[Code that draws figures]
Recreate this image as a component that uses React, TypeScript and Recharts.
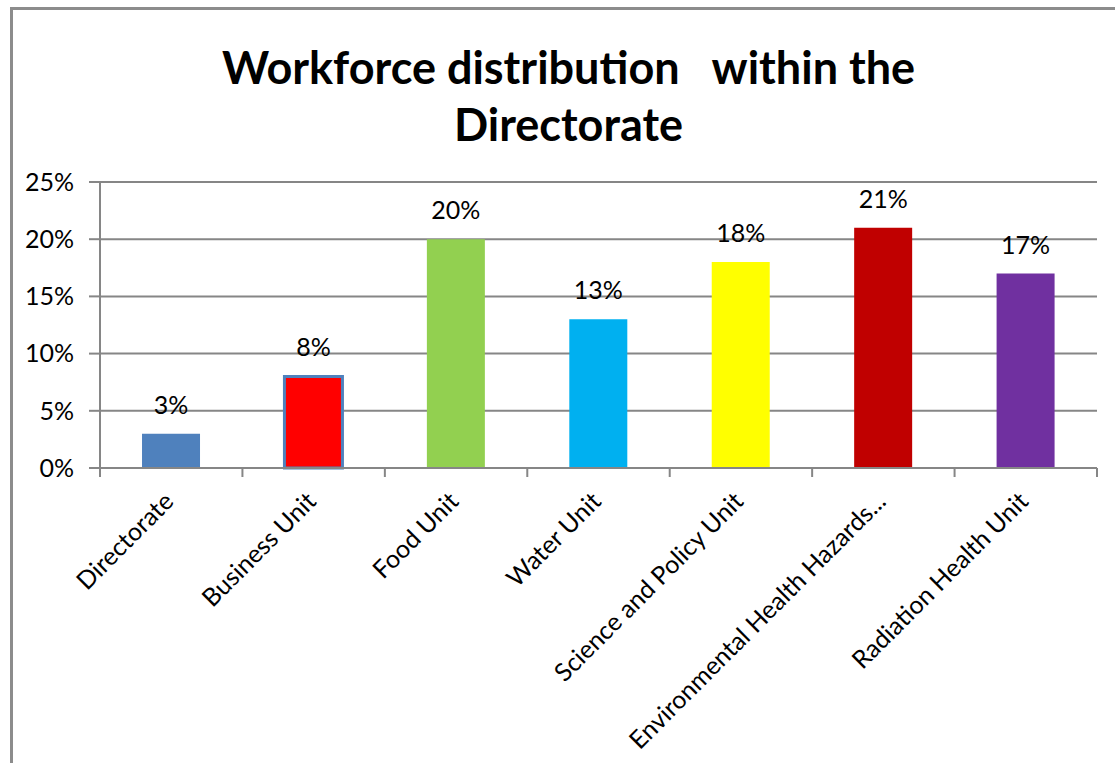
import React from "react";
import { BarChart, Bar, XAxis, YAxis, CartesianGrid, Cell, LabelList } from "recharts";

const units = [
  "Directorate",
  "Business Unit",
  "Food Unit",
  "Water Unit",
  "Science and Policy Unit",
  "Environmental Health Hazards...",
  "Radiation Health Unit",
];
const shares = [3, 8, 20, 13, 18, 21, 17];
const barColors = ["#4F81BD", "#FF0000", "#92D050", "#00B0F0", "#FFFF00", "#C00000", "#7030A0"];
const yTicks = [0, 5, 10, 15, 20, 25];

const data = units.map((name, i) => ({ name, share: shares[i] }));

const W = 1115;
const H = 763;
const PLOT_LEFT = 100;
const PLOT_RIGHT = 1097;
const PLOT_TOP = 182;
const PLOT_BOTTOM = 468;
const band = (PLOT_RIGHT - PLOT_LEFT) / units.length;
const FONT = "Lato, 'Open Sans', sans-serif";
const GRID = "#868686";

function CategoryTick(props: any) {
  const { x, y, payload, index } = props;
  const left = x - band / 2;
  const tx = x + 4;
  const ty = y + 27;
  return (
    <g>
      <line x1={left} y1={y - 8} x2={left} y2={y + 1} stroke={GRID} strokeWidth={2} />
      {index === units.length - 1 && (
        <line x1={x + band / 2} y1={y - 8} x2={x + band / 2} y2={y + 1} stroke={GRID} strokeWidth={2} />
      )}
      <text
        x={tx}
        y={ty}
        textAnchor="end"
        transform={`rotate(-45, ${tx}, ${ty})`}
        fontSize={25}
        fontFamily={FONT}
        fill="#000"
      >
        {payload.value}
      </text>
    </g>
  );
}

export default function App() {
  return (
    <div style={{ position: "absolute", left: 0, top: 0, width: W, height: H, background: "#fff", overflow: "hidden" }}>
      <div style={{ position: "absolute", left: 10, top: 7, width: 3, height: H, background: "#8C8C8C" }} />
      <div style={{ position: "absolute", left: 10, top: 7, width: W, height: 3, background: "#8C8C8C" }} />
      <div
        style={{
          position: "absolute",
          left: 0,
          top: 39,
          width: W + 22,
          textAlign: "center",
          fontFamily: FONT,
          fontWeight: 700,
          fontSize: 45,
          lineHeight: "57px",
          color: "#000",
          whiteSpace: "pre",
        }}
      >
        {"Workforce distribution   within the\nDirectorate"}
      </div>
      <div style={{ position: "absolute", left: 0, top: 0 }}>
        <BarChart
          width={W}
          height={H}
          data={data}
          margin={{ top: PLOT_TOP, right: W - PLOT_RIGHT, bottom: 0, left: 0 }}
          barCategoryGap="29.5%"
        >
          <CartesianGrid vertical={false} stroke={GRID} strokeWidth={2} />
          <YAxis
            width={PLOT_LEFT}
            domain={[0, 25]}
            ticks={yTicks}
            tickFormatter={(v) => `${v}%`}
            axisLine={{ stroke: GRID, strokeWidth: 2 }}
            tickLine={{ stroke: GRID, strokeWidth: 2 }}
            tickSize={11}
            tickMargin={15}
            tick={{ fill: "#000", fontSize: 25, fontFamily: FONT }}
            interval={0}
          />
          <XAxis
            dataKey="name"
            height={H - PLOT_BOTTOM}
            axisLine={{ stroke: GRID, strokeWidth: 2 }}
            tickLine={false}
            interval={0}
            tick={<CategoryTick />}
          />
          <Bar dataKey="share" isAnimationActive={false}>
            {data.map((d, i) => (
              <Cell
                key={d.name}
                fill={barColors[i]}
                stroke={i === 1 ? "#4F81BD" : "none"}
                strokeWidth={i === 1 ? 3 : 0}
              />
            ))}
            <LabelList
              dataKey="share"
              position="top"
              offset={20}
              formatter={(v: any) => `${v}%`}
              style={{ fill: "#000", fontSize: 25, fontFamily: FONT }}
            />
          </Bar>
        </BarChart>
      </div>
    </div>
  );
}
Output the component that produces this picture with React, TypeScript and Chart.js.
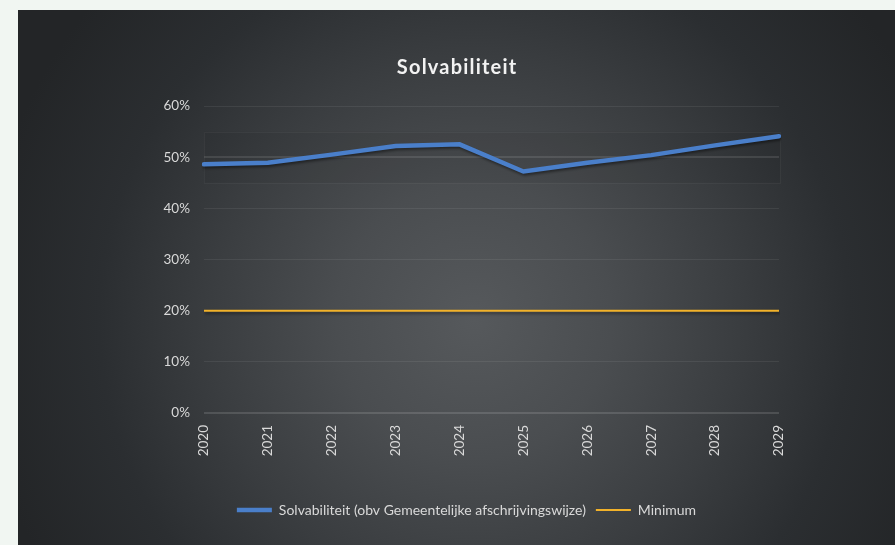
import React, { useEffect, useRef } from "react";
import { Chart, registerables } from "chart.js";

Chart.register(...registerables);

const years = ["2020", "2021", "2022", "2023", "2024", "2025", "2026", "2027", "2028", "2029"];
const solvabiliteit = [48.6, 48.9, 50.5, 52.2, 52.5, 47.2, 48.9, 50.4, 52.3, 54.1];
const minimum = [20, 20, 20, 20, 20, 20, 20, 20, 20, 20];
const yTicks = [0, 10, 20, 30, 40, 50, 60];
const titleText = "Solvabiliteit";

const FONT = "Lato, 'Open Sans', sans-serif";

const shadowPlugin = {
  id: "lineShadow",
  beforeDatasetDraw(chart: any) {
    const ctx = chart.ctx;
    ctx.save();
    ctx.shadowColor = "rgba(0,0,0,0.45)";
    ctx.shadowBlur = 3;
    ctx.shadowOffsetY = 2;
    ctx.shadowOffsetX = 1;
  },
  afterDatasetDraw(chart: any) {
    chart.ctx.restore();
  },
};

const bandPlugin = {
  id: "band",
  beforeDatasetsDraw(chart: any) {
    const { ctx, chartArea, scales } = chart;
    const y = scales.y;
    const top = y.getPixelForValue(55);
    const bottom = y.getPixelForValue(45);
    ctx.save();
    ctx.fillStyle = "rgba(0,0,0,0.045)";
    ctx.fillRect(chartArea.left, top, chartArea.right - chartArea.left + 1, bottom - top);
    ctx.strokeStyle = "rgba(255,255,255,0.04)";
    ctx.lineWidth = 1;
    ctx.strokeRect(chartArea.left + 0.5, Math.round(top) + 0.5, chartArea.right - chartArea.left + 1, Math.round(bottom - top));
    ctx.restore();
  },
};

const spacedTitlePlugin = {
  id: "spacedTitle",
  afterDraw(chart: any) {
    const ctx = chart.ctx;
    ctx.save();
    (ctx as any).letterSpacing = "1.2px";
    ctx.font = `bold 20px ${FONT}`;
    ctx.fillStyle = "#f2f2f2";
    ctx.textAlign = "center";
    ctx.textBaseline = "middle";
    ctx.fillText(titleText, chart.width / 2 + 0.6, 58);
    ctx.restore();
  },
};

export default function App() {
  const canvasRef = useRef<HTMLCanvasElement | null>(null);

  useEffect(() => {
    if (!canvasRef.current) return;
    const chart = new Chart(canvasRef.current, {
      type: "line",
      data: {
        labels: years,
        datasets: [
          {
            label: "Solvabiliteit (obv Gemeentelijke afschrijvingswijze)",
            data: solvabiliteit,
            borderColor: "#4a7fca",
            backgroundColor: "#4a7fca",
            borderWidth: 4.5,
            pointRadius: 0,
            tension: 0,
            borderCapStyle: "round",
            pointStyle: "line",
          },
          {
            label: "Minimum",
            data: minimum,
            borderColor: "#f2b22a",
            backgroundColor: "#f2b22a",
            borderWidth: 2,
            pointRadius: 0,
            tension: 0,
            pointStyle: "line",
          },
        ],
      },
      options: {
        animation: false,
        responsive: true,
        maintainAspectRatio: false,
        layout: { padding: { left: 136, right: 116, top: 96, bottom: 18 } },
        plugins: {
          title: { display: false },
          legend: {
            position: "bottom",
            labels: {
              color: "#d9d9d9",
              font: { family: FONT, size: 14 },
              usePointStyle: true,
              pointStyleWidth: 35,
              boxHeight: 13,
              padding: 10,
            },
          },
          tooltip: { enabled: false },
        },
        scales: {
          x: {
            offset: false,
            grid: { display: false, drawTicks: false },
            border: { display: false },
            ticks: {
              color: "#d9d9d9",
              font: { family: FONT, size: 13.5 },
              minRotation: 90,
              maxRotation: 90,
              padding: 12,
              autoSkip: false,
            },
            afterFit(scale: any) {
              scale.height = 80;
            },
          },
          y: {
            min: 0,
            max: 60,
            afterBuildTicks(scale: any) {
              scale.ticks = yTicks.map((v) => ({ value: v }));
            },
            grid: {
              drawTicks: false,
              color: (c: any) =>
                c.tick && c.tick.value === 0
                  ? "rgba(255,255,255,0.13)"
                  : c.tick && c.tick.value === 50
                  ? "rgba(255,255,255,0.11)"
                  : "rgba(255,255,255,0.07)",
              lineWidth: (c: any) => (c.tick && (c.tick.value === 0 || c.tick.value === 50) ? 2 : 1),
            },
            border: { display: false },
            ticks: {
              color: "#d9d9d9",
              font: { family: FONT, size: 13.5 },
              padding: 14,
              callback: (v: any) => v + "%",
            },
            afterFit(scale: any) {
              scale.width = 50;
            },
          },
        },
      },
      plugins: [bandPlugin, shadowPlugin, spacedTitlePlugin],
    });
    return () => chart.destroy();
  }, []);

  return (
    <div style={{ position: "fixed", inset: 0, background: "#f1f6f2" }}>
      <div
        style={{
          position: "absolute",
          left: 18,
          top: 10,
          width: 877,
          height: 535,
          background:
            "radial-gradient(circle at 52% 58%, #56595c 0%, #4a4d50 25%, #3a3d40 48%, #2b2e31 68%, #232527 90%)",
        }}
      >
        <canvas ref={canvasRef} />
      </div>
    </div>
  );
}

Exercise >>
Repeat the lines exactly as they stand, from the opening line of the data through the line with "const yTicks = [0, 5, 10, 15, 20, 25];". Pictures stay out of the copy.

Result of this task >>
Recreate this image as a component that uses React, TypeScript and Recharts.
import React from "react";
import { BarChart, Bar, XAxis, YAxis, CartesianGrid, Cell, LabelList } from "recharts";

const units = [
  "Directorate",
  "Business Unit",
  "Food Unit",
  "Water Unit",
  "Science and Policy Unit",
  "Environmental Health Hazards...",
  "Radiation Health Unit",
];
const shares = [3, 8, 20, 13, 18, 21, 17];
const barColors = ["#4F81BD", "#FF0000", "#92D050", "#00B0F0", "#FFFF00", "#C00000", "#7030A0"];
const yTicks = [0, 5, 10, 15, 20, 25];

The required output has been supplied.